Why are weak businesses succeeding?
Why are weak businesses succeeding? Those failing to execute, produce any unique research and development, or produce a viable customer business model. Why are they being given extra time, in the form of B and C rounds of funding to execute? Why are the stocks of weak companies going up?
The answer is easy. Cheap money. If the startup ecosystem is producing a net investment gain greater than inflation it becomes a *low risk endeavor to make an investment in any startup. Where else are you going to put your money? Many times this isn’t even an investors earned money, but money that was borrowed at a ridiculously low interest rate, meaning leverage. The ability to leverage across multiple startups with the strategy that one of them will produce a successful acquisition. It seems to make the startup space an almost “safe” place to invest. Cheap money creates a race for growth. Any growth, it could be business, sales, marketing, eyeballs, presence, or any other form of growth, just make it GROW!

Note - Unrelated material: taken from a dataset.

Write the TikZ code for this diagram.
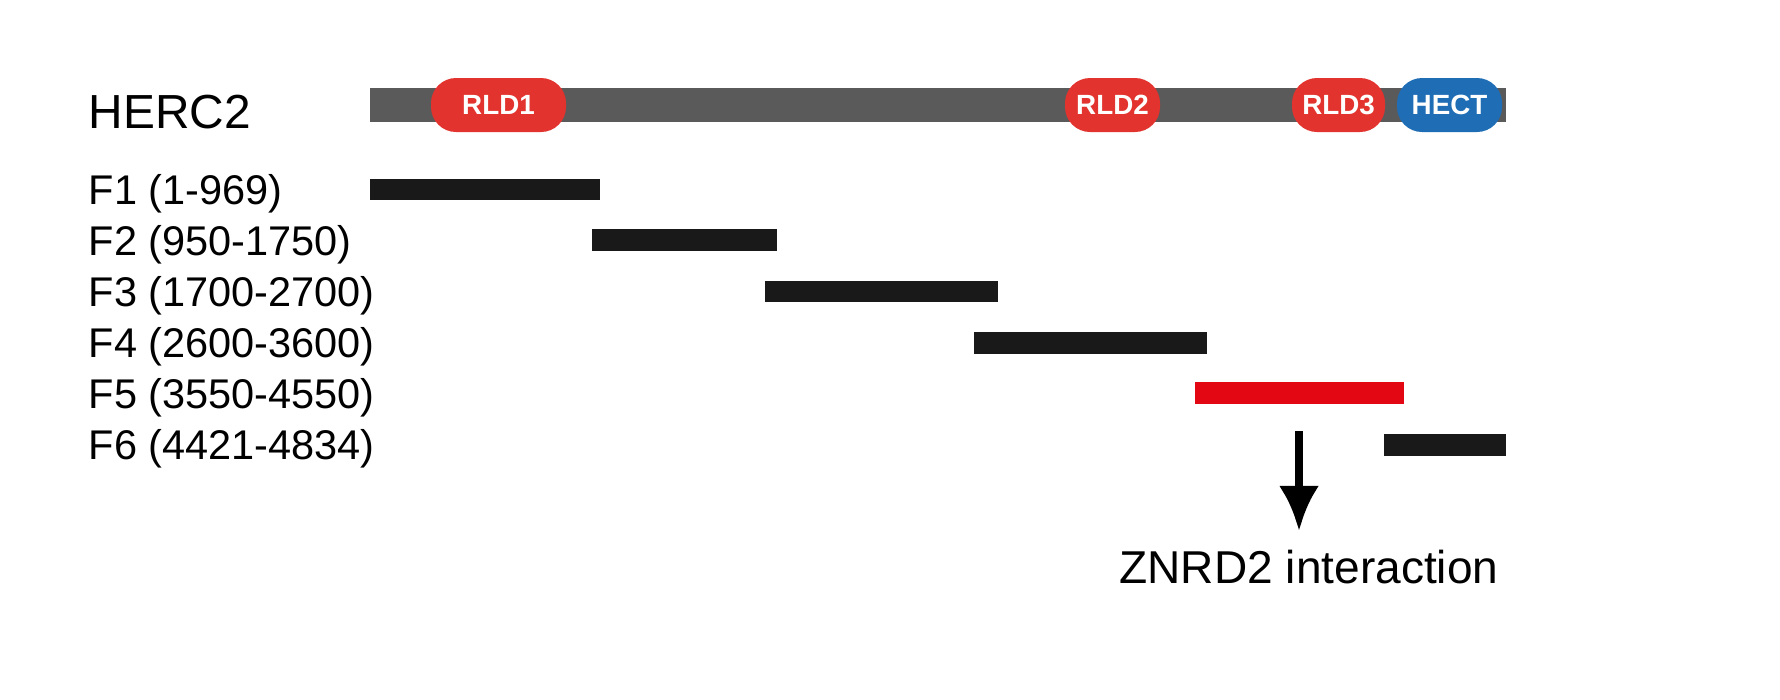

You can look across the acquisitions from not only tech space, but any corporation from 2015-2019 and see the cheap money being used to acquire companies. When money is cheap you don’t need to execute as a company. What I call “fake” money is easy to produce and throw at poor business models and lousy startups. If you throw more money at the startup, you decrease your potential gains (via dilution). That’s a de-risking strategy since you are buying time for new management, more talent, and a larger sales team to come in and try to build anything that another company might find worth buying the startup for. At the bare minimum you have the employees in the company and simply trash the product.
Cheap money (low interest rates) is producing a lousy startup ecosystem. When the blood arrives on the streets and money gets more costly, the true business juggernauts, skilled leadership, and companies that were producing innovation during this cheap money phase will become clear winners for all to see.